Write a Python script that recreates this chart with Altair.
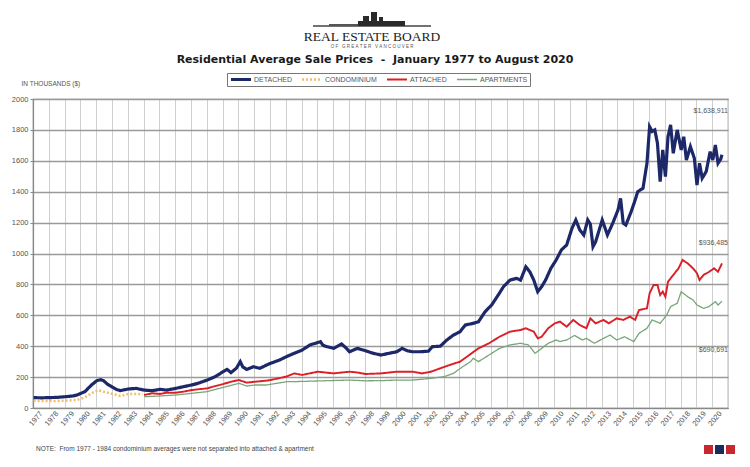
import altair as alt
import pandas as pd

# ---------------- data (values in thousands of $) ----------------
detached_dates = ["1977-01","1977-07","1978-01","1978-07","1979-01","1979-07","1979-10","1980-04","1980-09","1981-01",
    "1981-04","1981-06","1981-09","1982-01","1982-04","1982-07","1982-10","1983-01","1983-07","1983-10",
    "1984-01","1984-07","1985-01","1985-06","1985-10","1986-01","1986-07","1987-01","1987-06","1988-01",
    "1988-07","1989-01","1989-04","1989-07","1989-11","1990-02","1990-04","1990-07","1990-12","1991-05",
    "1991-10","1992-01","1992-08","1993-01","1993-07","1994-01","1994-07","1995-03","1995-05","1995-08",
    "1996-01","1996-07","1996-10","1997-01","1997-07","1998-01","1998-07","1999-01","1999-07","2000-01",
    "2000-05","2000-09","2001-01","2001-07","2002-01","2002-04","2002-10","2003-03","2003-08","2004-01",
    "2004-05","2004-11","2005-03","2005-08","2006-01","2006-06","2006-10","2007-03","2007-08","2007-11",
    "2008-03","2008-06","2008-09","2008-12","2009-03","2009-06","2009-10","2010-02","2010-06","2010-10",
    "2011-02","2011-05","2011-08","2011-11","2012-02","2012-04","2012-06","2012-08","2013-01","2013-05",
    "2013-09","2014-01","2014-03","2014-05","2014-07","2014-11","2015-02","2015-04","2015-08","2015-11",
    "2016-01","2016-03","2016-05","2016-07","2016-09","2016-11","2017-01","2017-03","2017-05","2017-07",
    "2017-10","2018-01","2018-03","2018-05","2018-08","2018-11","2019-01","2019-03","2019-05","2019-08",
    "2019-11","2020-01","2020-03","2020-05","2020-07","2020-08"]
detached_values = [67,66,67,69,73,78,84,106,149,177,
    183,178,155,134,120,112,118,123,127,121,
    116,112,121,116,122,127,138,149,160,181,
    203,235,250,229,257,300,265,250,267,257,
    278,289,311,332,354,375,408,429,405,397,
    386,414,392,364,386,371,354,343,354,364,
    386,370,364,364,368,397,400,440,472,494,
    537,548,558,623,667,731,785,828,839,828,
    914,882,828,753,785,828,904,958,1023,1055,
    1163,1217,1152,1120,1217,1190,1044,1076,1217,1120,
    1196,1282,1357,1196,1184,1271,1346,1400,1422,1584,
    1821,1790,1800,1713,1465,1670,1497,1756,1832,1649,
    1800,1670,1756,1605,1692,1616,1443,1584,1487,1530,
    1659,1605,1702,1584,1610,1639]

condo_dates = ["1977-01","1978-01","1979-01","1979-10","1980-04","1980-09","1981-02","1981-06","1982-01","1982-07",
    "1983-01","1983-12"]
condo_values = [47,45,47,52,69,95,116,106,91,78,91,91]

attached_dates = ["1984-01","1984-07","1985-01","1985-06","1986-01","1986-07","1987-01","1987-06","1988-01","1988-07",
    "1989-01","1989-07","1990-01","1990-07","1991-01","1991-10","1992-01","1993-01","1993-07","1994-01",
    "1995-01","1996-01","1997-01","1997-07","1998-01","1999-01","2000-01","2001-01","2001-08","2002-03",
    "2002-10","2003-05","2004-01","2004-08","2005-03","2005-11","2006-07","2007-03","2007-11","2008-03",
    "2008-09","2008-12","2009-03","2009-08","2010-01","2010-05","2010-10","2011-03","2011-08","2012-01",
    "2012-04","2012-08","2013-02","2013-06","2013-12","2014-05","2014-10","2015-02","2015-05","2015-11",
    "2016-01","2016-04","2016-07","2016-09","2016-11","2017-01","2017-03","2017-07","2017-11","2018-02",
    "2018-06","2018-10","2019-01","2019-03","2019-06","2019-10","2020-02","2020-05","2020-08"]
attached_values = [84,95,91,99,99,106,116,121,127,142,
    155,170,181,164,170,177,181,203,224,214,
    235,224,235,230,220,224,235,235,224,235,
    257,278,300,343,386,419,461,494,505,516,
    494,451,461,516,548,559,526,570,537,516,
    580,548,570,548,580,570,591,570,634,645,
    742,796,796,731,753,720,817,861,904,958,
    936,904,872,828,861,880,904,882,936]

apartment_dates = ["1984-01","1985-01","1986-01","1987-01","1988-01","1989-01","1990-01","1990-07","1991-01","1991-10",
    "1993-01","1994-01","1995-01","1996-01","1997-01","1998-01","1999-01","2000-01","2001-01","2001-08",
    "2002-03","2003-01","2003-08","2004-03","2004-09","2004-11","2005-03","2005-11","2006-07","2007-03",
    "2007-11","2008-05","2008-10","2009-03","2009-08","2010-02","2010-05","2010-10","2011-04","2011-10",
    "2012-01","2012-07","2013-02","2013-07","2013-12","2014-06","2015-01","2015-05","2015-11","2016-03",
    "2016-09","2017-02","2017-05","2017-10","2018-01","2018-06","2018-10","2019-01","2019-06","2019-10",
    "2020-03","2020-05","2020-08"]
apartment_values = [73,78,84,95,106,134,160,142,149,149,
    170,172,175,178,181,176,177,181,181,186,
    192,203,224,267,300,322,300,343,386,408,
    419,408,354,386,419,440,430,440,470,440,
    451,419,451,472,440,461,430,483,516,570,
    548,602,656,678,753,720,699,667,645,656,
    688,667,691]

series_names = ["DETACHED", "CONDOMINIUM", "ATTACHED", "APARTMENTS"]
final_prices = [1638911, 936485, 690691]   # $ figures printed at the right edge

NB = "\u00a0"
title_text = "Residential Average Sale Prices" + NB * 2 + "-" + NB * 2 + "January 1977 to August 2020"
note_text = "NOTE:" + NB * 2 + "From 1977 - 1984 condominium averages were not separated into attached & apartment"
logo_text = "REAL ESTATE BOARD"
logo_sub = (NB * 3).join(NB.join(list(w)) for w in ["OF", "GREATER", "VANCOUVER"])
y_ticks = [0, 200, 400, 600, 800, 1000, 1200, 1400, 1600, 1800, 2000]

# ---------------- build table ----------------
rows = []
for name, ds, vs in [("APARTMENTS", apartment_dates, apartment_values),
                     ("ATTACHED", attached_dates, attached_values),
                     ("CONDOMINIUM", condo_dates, condo_values),
                     ("DETACHED", detached_dates, detached_values)]:
    for d, v in zip(ds, vs):
        rows.append({"series": name, "date": d + "-15", "value": v})
df = pd.DataFrame(rows)

colors = ["#1c2868", "#f3bd6e", "#dc1f26", "#78a67a"]
widths = [3.2, 1.3, 2.2, 1.0]
dashes = [[1, 0], [2, 2], [1, 0], [1, 0]]

FONT = "Liberation Sans"

x_enc = alt.X("date:T",
    scale=alt.Scale(domain=[alt.DateTime(year=1977, month=1, date=1),
                            alt.DateTime(year=2021, month=1, date=1)]),
    axis=alt.Axis(title=None, format="%Y", tickCount={"interval": "year", "step": 1},
                  labelExpr="year(datum.value) > 2020 ? '' : datum.label",
                  labelAngle=-50, labelOffset=8, labelOverlap=False, labelFlush=False,
                  labelFontSize=7.5, labelColor="#555", labelFont=FONT, labelPadding=4,
                  ticks=False, grid=True, gridColor="#cfcfcf", gridWidth=1,
                  domainColor="#888", domainWidth=1.2))
y_enc = alt.Y("value:Q",
    scale=alt.Scale(domain=[0, 2000], nice=False),
    axis=alt.Axis(values=y_ticks, format="d", title="IN THOUSANDS ($)", titleAngle=0, titleX=-12, titleY=-16,
                  titleAlign="left", titleBaseline="middle", titleFontSize=6.5,
                  titleFontWeight="normal", titleColor="#555", titleFont=FONT,
                  labelFontSize=7.5, labelColor="#555", labelFont=FONT, labelPadding=2,
                  tickSize=3, tickColor="#888", grid=True, gridColor="#9a9a9a", gridWidth=1.3,
                  domainColor="#888", domainWidth=1.2))

lines = alt.Chart(df).mark_line(interpolate="linear").encode(
    x=x_enc, y=y_enc,
    color=alt.Color("series:N", scale=alt.Scale(domain=series_names, range=colors), title=None),
    strokeWidth=alt.StrokeWidth("series:N", scale=alt.Scale(domain=series_names, range=widths), title=None),
    strokeDash=alt.StrokeDash("series:N", scale=alt.Scale(domain=series_names, range=dashes), title=None),
    order=alt.Order("date:T"),
)

def text_layer(txt, x, y, size, color="#444", align="center", weight="normal", font=FONT, baseline="middle"):
    return alt.Chart(pd.DataFrame({"t": [txt]})).mark_text(
        align=align, baseline=baseline, fontSize=size, color=color, fontWeight=weight, font=font
    ).encode(text="t:N", x=alt.value(x), y=alt.value(y))

def box(x1, x2, y1, y2, col):
    return alt.Chart(pd.DataFrame({"a": [0]})).mark_rect(color=col).encode(
        x=alt.value(x1), x2=alt.value(x2), y=alt.value(y1), y2=alt.value(y2))

title = text_layer(title_text, 342, -39, 11, color="#1a1a1a", weight="bold", font="DejaVu Sans")
logo1 = text_layer(logo_text, 339, -62, 13.5, color="#222", font="Liberation Serif")
logo2 = text_layer(logo_sub, 339, -52, 4.5, color="#555")
ground = alt.Chart(pd.DataFrame({"a": [0]})).mark_rule(color="#444", strokeWidth=1.5).encode(
    x=alt.value(280), x2=alt.value(398), y=alt.value(-73))
skyline = [box(325, 372, -78, -73, "#2a2a2a"), box(330, 336, -83, -73, "#2a2a2a"),
           box(338, 344, -87, -73, "#2a2a2a"), box(346, 350, -82, -73, "#2a2a2a"),
           box(296, 325, -75, -73, "#555")]

ann1 = text_layer("$" + f"{final_prices[0]:,}", 695, 12, 7, color="#555", align="right")
ann2 = text_layer("$" + f"{final_prices[1]:,}", 695, 144, 7, color="#555", align="right")
ann3 = text_layer("$" + f"{final_prices[2]:,}", 695, 251, 7, color="#555", align="right")
note = text_layer(note_text, 3, 350, 6.5, color="#444", align="left")

icons = [box(671, 680, 346, 355, "#c8272d"), box(682, 691, 346, 355, "#1d2a5b"), box(693, 702, 346, 355, "#c8272d")]

chart = alt.layer(lines, title, logo1, logo2, ground, *skyline, ann1, ann2, ann3, note, *icons).properties(
    width=695, height=309,
    autosize=alt.AutoSizeParams(type="none"),
    padding={"left": 25, "top": 91, "right": 14, "bottom": 51},
    background="white",
).configure_view(stroke="#888", strokeWidth=1.2).configure_legend(
    orient="none", legendX=194, legendY=-26, direction="horizontal", columns=4,
    symbolType="stroke", symbolSize=400, clipHeight=9, labelFontSize=7, labelColor="#555", labelFont=FONT,
    columnPadding=8, labelOffset=1, padding=2, strokeColor="#777", fillColor="white",
    symbolStrokeWidth=2,
)

chart.save("out.html", embed_options={"renderer": "svg", "actions": False})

* * * * *

TASK PROMPT: Return nothing but the lines running from the start of the data to the line with "import pandas as pd", please, both ends included and no pictures.

RESPONSE TO THE EXERCISE:
Write a Python script that recreates this chart with Altair.
import altair as alt
import pandas as pd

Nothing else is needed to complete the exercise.